Parliament and Council negotiators have reached a provisional agreement to update the European Union’s generalised scheme of tariff preferences (GSP), a trade arrangement that offers reduced or zero tariffs for goods imported from vulnerable developing countries. The revised rules aim to strengthen the requirements for participating countries, including new obligations to ratify international human rights and environmental conventions such as the Paris Agreement, the Convention on the Rights of Persons with Disabilities, and the Convention on the Rights of the Child.
The agreement introduces stricter criteria before preferential tariffs can be withdrawn from GSP countries that do not cooperate in readmitting irregular migrants. This “readmission conditionality” now includes a longer evaluation process and at least 12 months of mandatory engagement with affected countries. For the least developed countries, there will be a two-year delay in applying these new migration-related conditions after the regulation takes effect.
Negotiators also addressed concerns about protecting sensitive sectors within the EU, specifically rice production. Under the new rules, automatic safeguards will be triggered if rice imports from any third country exceed certain volumes.
Bernd Lange (S&D, DE), Chair of the Committee on International Trade and rapporteur, stated: “This is great news for more than two billion people in over 60 countries. They will benefit for another 10 years from the low or no tariff preferences granted unilaterally by the EU. The agreement sends them a clear message: in these times of growing geopolitical tension, rising nationalism, and protectionism, the EU is committed to being a trustworthy and durable partner.
The agreement is also a boost to multilateralism: the regulation aims to be fully World Trade Organisation-compatible and it promotes the ratification and implementation of international conventions that will advance fundamental workers’ rights and environmental standards. Transparency and civil society engagement are also key. Parliament ensured that plans to ensure effective implementation of international conventions by GSP beneficiary countries will be public.
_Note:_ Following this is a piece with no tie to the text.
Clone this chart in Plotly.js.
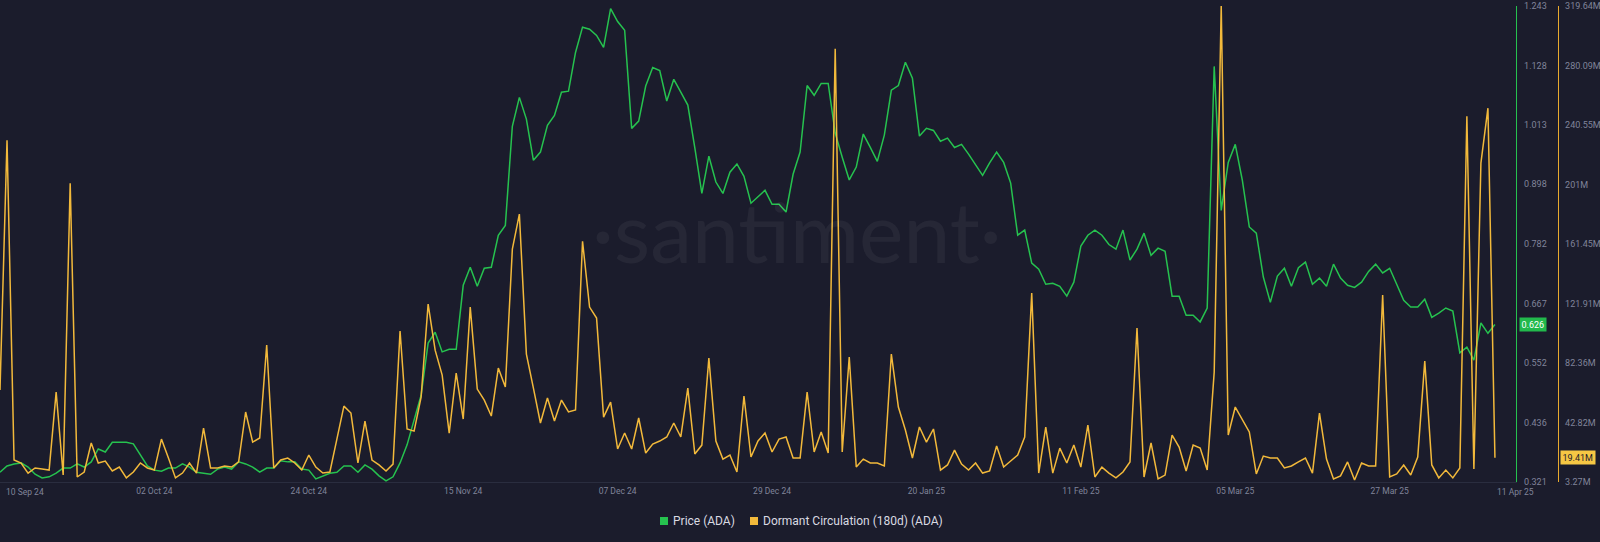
<!DOCTYPE html>
<html>
<head>
<meta charset="utf-8">
<script src="https://cdn.plot.ly/plotly-3.0.1.min.js"></script>
<style>
  html, body { margin: 0; padding: 0; background: #1b1c2c; }
  #chart { width: 1600px; height: 542px; }
</style>
</head>
<body>
<div id="chart"></div>
<script>
// ---- Data (daily, starting 10 Sep 2024, ending 11 Apr 2025) ----
const startDate = '2024-09-10';

// Price (ADA), USD
const price = [
  0.340,0.352,0.356,0.358,0.350,0.336,0.329,0.331,0.338,0.348,
  0.348,0.356,0.350,0.360,0.385,0.379,0.398,0.398,0.398,0.395,
  0.373,0.352,0.344,0.342,0.348,0.348,0.356,0.350,0.340,0.338,
  0.336,0.346,0.350,0.346,0.360,0.356,0.350,0.340,0.348,0.348,
  0.362,0.360,0.360,0.346,0.344,0.327,0.333,0.338,0.340,0.352,
  0.352,0.340,0.354,0.346,0.333,0.323,0.331,0.358,0.393,0.439,
  0.489,0.590,0.611,0.573,0.578,0.578,0.702,0.737,0.700,0.735,
  0.737,0.799,0.818,1.010,1.066,1.024,0.944,0.960,1.012,1.031,
  1.076,1.078,1.153,1.202,1.198,1.186,1.163,1.238,1.213,1.196,
  1.006,1.020,1.088,1.124,1.118,1.059,1.101,1.076,1.051,0.968,
  0.880,0.952,0.902,0.880,0.921,0.937,0.913,0.861,0.873,0.886,
  0.859,0.859,0.844,0.917,0.960,1.089,1.070,1.093,1.093,0.997,
  0.950,0.906,0.931,0.995,0.969,0.942,0.993,1.080,1.089,1.134,
  1.103,0.991,1.006,1.002,0.981,0.987,0.969,0.975,0.956,0.935,
  0.915,0.939,0.960,0.940,0.900,0.799,0.809,0.745,0.733,0.704,
  0.706,0.700,0.681,0.708,0.778,0.799,0.809,0.799,0.781,0.772,
  0.809,0.751,0.772,0.803,0.760,0.774,0.768,0.681,0.681,0.644,
  0.644,0.631,0.658,1.126,0.847,0.940,0.975,0.906,0.815,0.803,
  0.718,0.669,0.720,0.735,0.700,0.736,0.747,0.704,0.716,0.700,
  0.743,0.716,0.702,0.698,0.708,0.729,0.743,0.726,0.735,0.704,
  0.673,0.660,0.660,0.675,0.640,0.648,0.658,0.652,0.571,0.582,
  0.557,0.629,0.609,0.626
];

// Dormant Circulation (180d) (ADA), millions
const dormant = [
  64.4,230.4,17.9,15.9,9.2,12.6,11.9,11.2,63.0,7.9,
  201.8,6.6,9.9,29.2,15.9,17.2,10.6,13.2,6.0,9.9,
  15.9,12.6,11.2,31.8,19.2,6.0,9.2,15.9,9.2,39.1,
  12.6,12.6,13.9,13.2,16.6,49.8,29.8,32.5,94.3,12.6,
  17.9,19.2,15.9,11.2,21.2,13.2,9.2,9.9,31.8,53.7,
  49.1,15.9,43.8,17.9,14.6,10.6,15.2,103.6,38.5,37.1,
  59.7,121.5,90.9,74.3,35.8,75.7,45.1,119.5,65.0,57.7,
  47.1,79.0,66.4,158.0,181.3,88.3,65.7,42.5,59.1,43.8,
  57.7,49.8,51.1,163.3,119.5,112.2,46.4,56.4,25.2,35.8,
  25.2,45.8,22.5,28.5,30.5,33.2,42.5,33.2,65.7,21.9,
  27.8,85.6,30.5,18.5,21.2,9.9,60.4,19.9,30.5,35.8,
  23.2,31.8,33.2,19.2,19.2,63.0,23.2,36.5,22.5,291.3,
  23.2,86.3,13.2,18.5,15.9,15.9,13.9,88.3,53.1,37.8,
  19.2,39.8,29.8,38.5,11.2,14.6,24.5,15.2,11.2,15.9,
  9.2,10.6,27.2,13.2,17.2,21.2,33.2,128.8,9.2,39.8,
  9.2,25.8,15.9,27.8,13.2,41.1,6.6,13.2,9.2,6.0,
  9.9,16.6,105.6,6.6,29.2,5.3,7.9,34.5,26.5,10.6,
  27.8,25.8,11.2,76.3,319.64,34.5,53.1,45.1,36.5,8.6,
  20.5,19.2,19.2,12.6,13.9,16.6,19.2,9.2,49.1,18.5,
  5.3,7.3,16.6,4.6,15.9,13.9,13.9,127.5,6.6,8.6,
  14.6,7.9,19.9,83.6,14.6,6.0,11.2,6.0,12.6,246.4,
  11.9,215.2,251.7,19.41
];

// Axis ticks
const xTickDates  = ['2024-10-02','2024-10-24','2024-11-15','2024-12-07','2024-12-29','2025-01-20','2025-02-11','2025-03-05','2025-03-27'];
const xTickLabels = ['02 Oct 24','24 Oct 24','15 Nov 24','07 Dec 24','29 Dec 24','20 Jan 25','11 Feb 25','05 Mar 25','27 Mar 25'];
const xEdgeDates  = ['2024-09-10','2025-04-11'];
const xEdgeLabels = ['10 Sep 24','11 Apr 25'];
const priceTicks  = [0.321,0.436,0.552,0.667,0.782,0.898,1.013,1.128,1.243];
const dormantTicks = [3.27,42.82,82.36,121.91,161.45,201,240.55,280.09,319.64];
const dormantTickLabels = ['3.27M','42.82M','82.36M','121.91M','161.45M','201M','240.55M','280.09M','319.64M'];
const seriesNames = ['Price (ADA)', 'Dormant Circulation (180d) (ADA)'];
const lastPriceLabel = '0.626';
const lastDormantLabel = '19.41M';

// ---- Build dates ----
const dates = [];
{
  const [yy, mm, dd] = startDate.split('-').map(Number);
  for (let i = 0; i < price.length; i++) {
    const d = new Date(Date.UTC(yy, mm - 1, dd + i));
    dates.push(d.toISOString().slice(0, 10));
  }
}

const GREEN = '#26c24f';
const ORANGE = '#f2b93b';
const BG = '#1b1c2c';
const TICK = '#80849a';
const FONT = 'Roboto, "Open Sans", sans-serif';

// pixel helpers for legend placement (plot area: top 6px, bottom 482px)
const W = 1600, PT = 6, PB = 482;
const px = v => v / W;
const py = v => (PB - v) / (PB - PT);

const traces = [
  { x: dates, y: price, type: 'scatter', mode: 'lines', name: seriesNames[0],
    line: { color: GREEN, width: 1.5 }, yaxis: 'y', showlegend: false, hoverinfo: 'x+y' },
  { x: dates, y: dormant, type: 'scatter', mode: 'lines', name: seriesNames[1],
    line: { color: ORANGE, width: 1.5 }, yaxis: 'y2', showlegend: false, hoverinfo: 'x+y' }
];

const layout = {
  width: 1600, height: 542,
  paper_bgcolor: BG, plot_bgcolor: BG,
  margin: { l: 0, r: 0, t: PT, b: 542 - PB },
  font: { family: FONT, color: TICK, size: 9 },
  showlegend: false,
  xaxis: {
    type: 'date', domain: [0, 1516 / 1600],
    range: ['2024-09-10', '2025-04-14'],
    tickmode: 'array', tickvals: xTickDates, ticktext: xTickLabels,
    showgrid: false, zeroline: false,
    showline: true, linecolor: '#2a2d3f', linewidth: 1,
    ticks: '', ticklabelstandoff: 1,
    tickfont: { family: FONT, color: TICK, size: 8.5 }
  },
  yaxis: {
    side: 'right', anchor: 'x',
    range: [0.321, 1.243],
    tickmode: 'array', tickvals: priceTicks, ticktext: priceTicks.map(v => v.toFixed(3)),
    showgrid: false, zeroline: false,
    showline: true, linecolor: GREEN, linewidth: 1.3,
    ticks: '', ticklabelstandoff: 5,
    tickfont: { family: FONT, color: TICK, size: 9 }
  },
  yaxis2: {
    overlaying: 'y', side: 'right', anchor: 'free', position: 1558 / 1600,
    range: [3.27, 319.64],
    tickmode: 'array', tickvals: dormantTicks, ticktext: dormantTickLabels,
    showgrid: false, zeroline: false,
    showline: true, linecolor: '#e9aa2e', linewidth: 1.3,
    ticks: '', ticklabelstandoff: 4,
    tickfont: { family: FONT, color: TICK, size: 9 }
  },
  shapes: [
    { type: 'rect', xref: 'paper', yref: 'paper', x0: px(660), x1: px(668), y0: py(525), y1: py(517),
      fillcolor: GREEN, line: { width: 0 } },
    { type: 'rect', xref: 'paper', yref: 'paper', x0: px(750), x1: px(758), y0: py(525), y1: py(517),
      fillcolor: ORANGE, line: { width: 0 } }
  ],
  annotations: [
    { text: '·santiment·', xref: 'paper', yref: 'paper', x: px(797), y: py(230),
      xanchor: 'center', yanchor: 'middle', showarrow: false,
      font: { family: 'Lato, "Open Sans", sans-serif', size: 84, color: 'rgba(255,255,255,0.05)', weight: 400 } },
    { text: seriesNames[0], xref: 'paper', yref: 'paper', x: px(671), y: py(521),
      xanchor: 'left', yanchor: 'middle', showarrow: false,
      font: { family: FONT, color: '#d9dae2', size: 12 } },
    { text: seriesNames[1], xref: 'paper', yref: 'paper', x: px(761), y: py(521),
      xanchor: 'left', yanchor: 'middle', showarrow: false,
      font: { family: FONT, color: '#d9dae2', size: 12 } },
    { text: xEdgeLabels[0], xref: 'x', yref: 'paper', x: xEdgeDates[0], y: py(492),
      xanchor: 'left', yanchor: 'middle', xshift: 4, showarrow: false,
      font: { family: FONT, color: TICK, size: 8.5 } },
    { text: xEdgeLabels[1], xref: 'x', yref: 'paper', x: xEdgeDates[1], y: py(492),
      xanchor: 'left', yanchor: 'middle', showarrow: false,
      font: { family: FONT, color: TICK, size: 8.5 } },
    { text: lastPriceLabel, xref: 'paper', yref: 'y', x: px(1519), y: price[price.length - 1],
      xanchor: 'left', yanchor: 'middle', showarrow: false,
      bgcolor: '#22b94c', borderpad: 1.5,
      font: { family: FONT, color: '#ffffff', size: 9 } },
    { text: lastDormantLabel, xref: 'paper', yref: 'y2', x: px(1560), y: dormant[dormant.length - 1],
      xanchor: 'left', yanchor: 'middle', showarrow: false,
      bgcolor: '#f6c744', borderpad: 1.5,
      font: { family: FONT, color: '#1b1c2c', size: 9 } }
  ]
};

Plotly.newPlot('chart', traces, layout, { displayModeBar: false, staticPlot: true });
</script>
</body>
</html>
Two issues weighed on the negotiations: the readmission conditionality and the rice safeguards. On readmissions, Parliament believed that trade and migration were best kept separate. Council moved considerably to meet Parliament’s concerns, creating a balanced system with clear guardrails and a differentiated system for least developed countries. Parliament will have full access to documents in the procedure so that we can ensure the new mechanism is used in a proportionate manner. On rice safeguards, we now have a system that will be triggered automatically in the event of excessive volumes of rice imports from third countries.”
Before entering into force, both Parliament and Council must give their final approval to this provisional deal.
The GSP has been part of EU policy since 1971 as an instrument aimed at reducing poverty, supporting sustainable development, and integrating developing nations into global markets. It currently covers over 60 countries representing more than two billion people worldwide.